***** STORED DATA

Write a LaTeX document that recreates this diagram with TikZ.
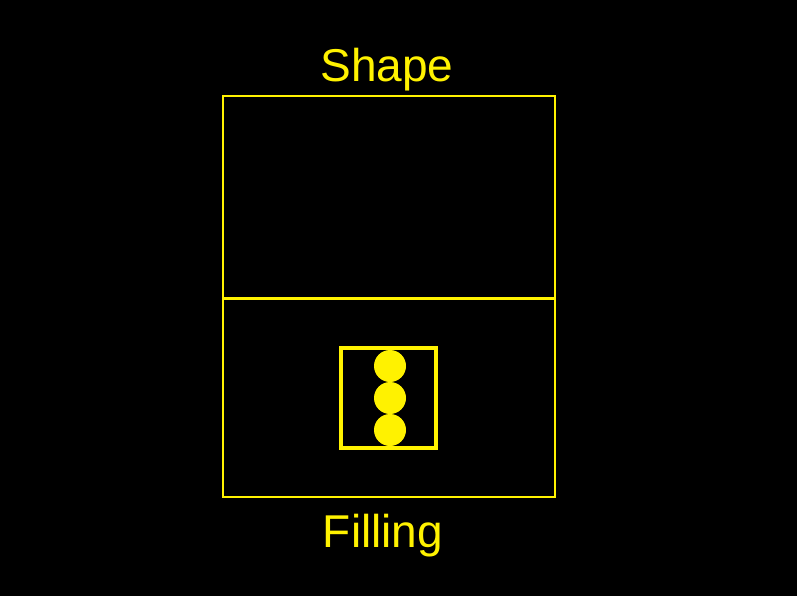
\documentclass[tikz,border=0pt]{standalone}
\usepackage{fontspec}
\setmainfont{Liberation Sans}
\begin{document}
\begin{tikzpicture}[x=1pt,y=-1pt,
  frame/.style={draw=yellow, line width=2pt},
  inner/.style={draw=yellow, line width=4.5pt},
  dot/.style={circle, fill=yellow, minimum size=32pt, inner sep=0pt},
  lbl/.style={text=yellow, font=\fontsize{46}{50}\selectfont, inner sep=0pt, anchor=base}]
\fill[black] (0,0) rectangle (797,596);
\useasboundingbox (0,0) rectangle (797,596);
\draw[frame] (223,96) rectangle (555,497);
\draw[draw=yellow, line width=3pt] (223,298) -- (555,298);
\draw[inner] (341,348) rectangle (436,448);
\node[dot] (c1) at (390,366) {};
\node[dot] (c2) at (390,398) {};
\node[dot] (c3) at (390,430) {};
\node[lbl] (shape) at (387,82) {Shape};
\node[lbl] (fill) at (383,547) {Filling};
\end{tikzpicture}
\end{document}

**********

§ **TO DO**: Without including any pictures, print all of the material exactly as given.

§ **RESPONSE TO THE EXERCISE**:
Write a LaTeX document that recreates this diagram with TikZ.
\documentclass[tikz,border=0pt]{standalone}
\usepackage{fontspec}
\setmainfont{Liberation Sans}
\begin{document}
\begin{tikzpicture}[x=1pt,y=-1pt,
  frame/.style={draw=yellow, line width=2pt},
  inner/.style={draw=yellow, line width=4.5pt},
  dot/.style={circle, fill=yellow, minimum size=32pt, inner sep=0pt},
  lbl/.style={text=yellow, font=\fontsize{46}{50}\selectfont, inner sep=0pt, anchor=base}]
\fill[black] (0,0) rectangle (797,596);
\useasboundingbox (0,0) rectangle (797,596);
\draw[frame] (223,96) rectangle (555,497);
\draw[draw=yellow, line width=3pt] (223,298) -- (555,298);
\draw[inner] (341,348) rectangle (436,448);
\node[dot] (c1) at (390,366) {};
\node[dot] (c2) at (390,398) {};
\node[dot] (c3) at (390,430) {};
\node[lbl] (shape) at (387,82) {Shape};
\node[lbl] (fill) at (383,547) {Filling};
\end{tikzpicture}
\end{document}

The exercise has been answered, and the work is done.